Sentencing adjourned for BB-gun

A man who pleaded guilty to possession of an unlicensed BB-gun may be looking at a minimum prison sentence of 10 years.

Langley Hartman Ebanks, 28, was scheduled to be sentenced on Monday.

He had pleaded guilty in February to possession of a Marksman Repeater .177 (4.5 millimetre) BB handgun.

After Crown Counsel Tonya Lobban set out the facts, however, Defence Attorney Ben Tonner asked for an adjournment.

He told Magistrate Grace Donalds that he had been going to argue that the gun did not fire and was not a lethal barrelled weapon. However, that very morning, the Crown had handed in a statement by the police firearms officer who said the gun was a lethal barrelled weapon and was capable of being discharged.

Whether or not the 10-year minimum sentence is imposed was likely to turn on the definition of lethal barrel weapon, Mr. Tonner said. He needed to confirm how the officer arrived at that finding. There was also the possibility that a Defence witness might be required.

The magistrate adjourned sentencing until 18 April.

According to facts set out by the Crown, the gun was discovered in Ebanks’ luggage at Owen Roberts Airport as he was leaving the island on 25 September 2005.

Ebanks told officers he had not intended to have it in his luggage and it was there by mistake. He also told them it did not work.

Ms Lobban handed up a statement from the firearms officer who said he had tested the gun. He had found it capable of discharging missiles.

Ms Lobban also brought to the court’s attention the amendment to the Firearms Law passed by the Legislative Assembly on 14 October 2005 and assented to by the Governor on 8 November 2005.

The Firearms Law already provided for a fine of up to $100,000 and a prison sentence of up to 20 years for possession of an unlicensed firearm.

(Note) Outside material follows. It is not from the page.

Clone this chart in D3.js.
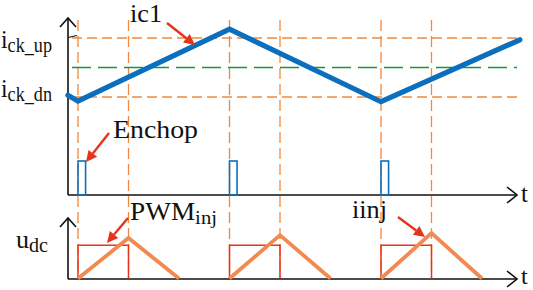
<!DOCTYPE html>
<html>
<head>
<meta charset="utf-8">
<script src="https://cdn.jsdelivr.net/npm/d3@7"></script>
<style>
  body { margin: 0; background: #fff; }
  svg { display: block; }
</style>
</head>
<body>
<div id="chart"></div>
<script>
// time marks (in PWM half-periods)
const switchTimes = [0, 1, 3, 4, 6, 7];
const chopStarts = [0, 3, 6];
const chopWidth = 0.15;
// ic1 current, normalised so i_ck_dn = 0 and i_ck_up = 1
const icTime = [-0.2, 0, 3, 6, 8.75];
const icValue = [0.03, -0.07, 1.15, -0.08, 0.97];
const levelNames = ['ck_dn', 'ck_up'];
const levelValues = [0, 1];
const refLevel = 0.5;
// injection: PWM pulse level and triangle iinj peaks
const pwmStarts = [0, 3, 6];
const pwmWidth = 1;
const pwmLevel = 0.82;
const triPeaks = [1.0, 1.07, 1.12];

const W = 533, H = 290;
const colBlue = '#0b6fbd', colOrange = '#f0893e', colGreen = '#11993a',
      colRed = '#e6331b', colTri = '#f2894f';

const svg = d3.select('#chart').append('svg')
  .attr('width', W).attr('height', H).attr('viewBox', `0 0 ${W} ${H}`);

const x = d3.scaleLinear().domain([0, 1]).range([78, 128.5]);
const yI = d3.scaleLinear().domain([0, 1]).range([97, 38]);
const yChop = d3.scaleLinear().domain([0, 1]).range([195, 161]);
const yLow = d3.scaleLinear().domain([0, 1]).range([278.5, 238]);

const x0 = 68, xEnd = 517;

// --- dashed guide lines ---
const guides = svg.append('g');
guides.selectAll('line.v').data(switchTimes).join('line')
  .attr('x1', d => x(d)).attr('x2', d => x(d))
  .attr('y1', 20).attr('y2', 278)
  .attr('stroke', colOrange).attr('stroke-width', 1.3)
  .attr('stroke-dasharray', '11 5');
guides.selectAll('line.h').data(levelValues).join('line')
  .attr('x1', 72).attr('x2', xEnd)
  .attr('y1', d => yI(d)).attr('y2', d => yI(d))
  .attr('stroke', colOrange).attr('stroke-width', 1.3)
  .attr('stroke-dasharray', '10 5');
guides.append('line')
  .attr('x1', 72).attr('x2', xEnd)
  .attr('y1', yI(refLevel)).attr('y2', yI(refLevel))
  .attr('stroke', colGreen).attr('stroke-width', 1.6)
  .attr('stroke-dasharray', '19 7');

// --- axes ---
const axes = svg.append('g').attr('fill', 'none').attr('stroke', '#111').attr('stroke-width', 1.6);
function vAxis(yTop, yBot) {
  axes.append('path').attr('d', `M${x0},${yBot}V${yTop}`);
  axes.append('path').attr('d', `M${x0 - 8},${yTop + 9}L${x0},${yTop}L${x0 + 8},${yTop + 9}`);
}
function hAxis(yy) {
  axes.append('path').attr('d', `M${x0},${yy}H${xEnd}`);
  axes.append('path').attr('d', `M${xEnd - 10},${yy - 8}L${xEnd},${yy}L${xEnd - 10},${yy + 8}`);
}
vAxis(18, 195); hAxis(195);
vAxis(218, 279); hAxis(279);
axes.append('path').attr('d', `M${x0},${yI(1) - 0.5}L${x0 + 9},${yI(1) - 2.5}`).attr('stroke-width', 1.2);

// --- ic1 ---
svg.append('path')
  .datum(d3.zip(icTime, icValue))
  .attr('fill', 'none').attr('stroke', colBlue).attr('stroke-width', 5.2)
  .attr('stroke-linejoin', 'miter').attr('stroke-linecap', 'round')
  .attr('d', d3.line().x(d => x(d[0])).y(d => yI(d[1])));

// --- Enchop pulses ---
svg.selectAll('rect.chop').data(chopStarts).join('rect')
  .attr('x', d => x(d)).attr('y', yChop(1))
  .attr('width', x(chopWidth) - x(0)).attr('height', yChop(0) - yChop(1))
  .attr('fill', 'none').attr('stroke', colBlue).attr('stroke-width', 1.6);

// --- PWM_inj pulses and iinj triangles ---
svg.selectAll('path.pwm').data(pwmStarts).join('path')
  .attr('fill', 'none').attr('stroke', colRed).attr('stroke-width', 1.5)
  .attr('d', d => `M${x(d)},${yLow(0)}V${yLow(pwmLevel)}H${x(d + pwmWidth)}V${yLow(0)}`);
svg.selectAll('path.tri').data(pwmStarts).join('path')
  .attr('fill', 'none').attr('stroke', colTri).attr('stroke-width', 3.8)
  .attr('stroke-linejoin', 'miter')
  .attr('d', (d, i) => d3.line()([[x(d), yLow(0)], [x(d + 1), yLow(triPeaks[i])], [x(d + 2), yLow(0)]]));

// --- annotation arrows ---
const arrows = [
  [[167, 23], [195, 45]],
  [[109, 133], [86, 162]],
  [[128, 218], [107, 243]],
  [[398, 217], [425, 237]]
];
arrows.forEach(([a, b]) => {
  const ang = Math.atan2(b[1] - a[1], b[0] - a[0]);
  const hl = 11, hw = 5.5;
  const bx = b[0] - hl * Math.cos(ang), by = b[1] - hl * Math.sin(ang);
  svg.append('line').attr('x1', a[0]).attr('y1', a[1]).attr('x2', bx).attr('y2', by)
    .attr('stroke', colRed).attr('stroke-width', 2.4);
  svg.append('path').attr('fill', colRed)
    .attr('d', `M${b[0]},${b[1]}L${bx + hw * Math.sin(ang)},${by - hw * Math.cos(ang)}L${bx - hw * Math.sin(ang)},${by + hw * Math.cos(ang)}Z`);
});

// --- labels ---
function label(px, py, main, sub, size, subSize, len) {
  const t = svg.append('text').attr('x', px).attr('y', py)
    .attr('font-family', 'Liberation Serif').attr('font-size', size).attr('fill', '#111').text(main);
  if (sub) t.append('tspan').attr('font-size', subSize).attr('dy', 4).text(sub);
  if (len) t.attr('textLength', len).attr('lengthAdjust', 'spacingAndGlyphs');
}
label(1, 48, 'i', levelNames[1], 26, 20, 51);
label(1, 97, 'i', levelNames[0], 26, 20, 51);
label(130, 22, 'ic1', null, 26, null, 32);
label(113, 138, 'Enchop', null, 25, null, 85);
label(130, 220, 'PWM', 'inj', 25, 19, 87);
label(352, 218, 'iinj', null, 26, null, 35);
label(16, 248, 'u', 'dc', 26, 20, 32);
label(521, 202, 't', null, 25);
label(521, 284, 't', null, 24);
</script>
</body>
</html>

The amendment provides for a minimum term of imprisonment of 10 years.

For the purposes of this amendment, a firearm referred to in this sub-section is a machine gun, sub-machine gun, rifle, shot gun, pistol or any lethal barrelled weapon from which any shot, bullet or other missile can be discharged.

The law does not define lethal barrelled weapon.

In a previous case, another magistrate ruled that she did not have the power to impose a sentence of 10 years because the Criminal Procedure Code provides that magistrates may pass sentences up to four years subject to the express provision of any other law.

She said the Firearms Law was silent; it did not expressly confer power on the Summary Court to impose a sentence of more than four years.

The Crown gave notice of appeal in that matter (Caymanian Compass, 9 December 2005 and 16 January 2006).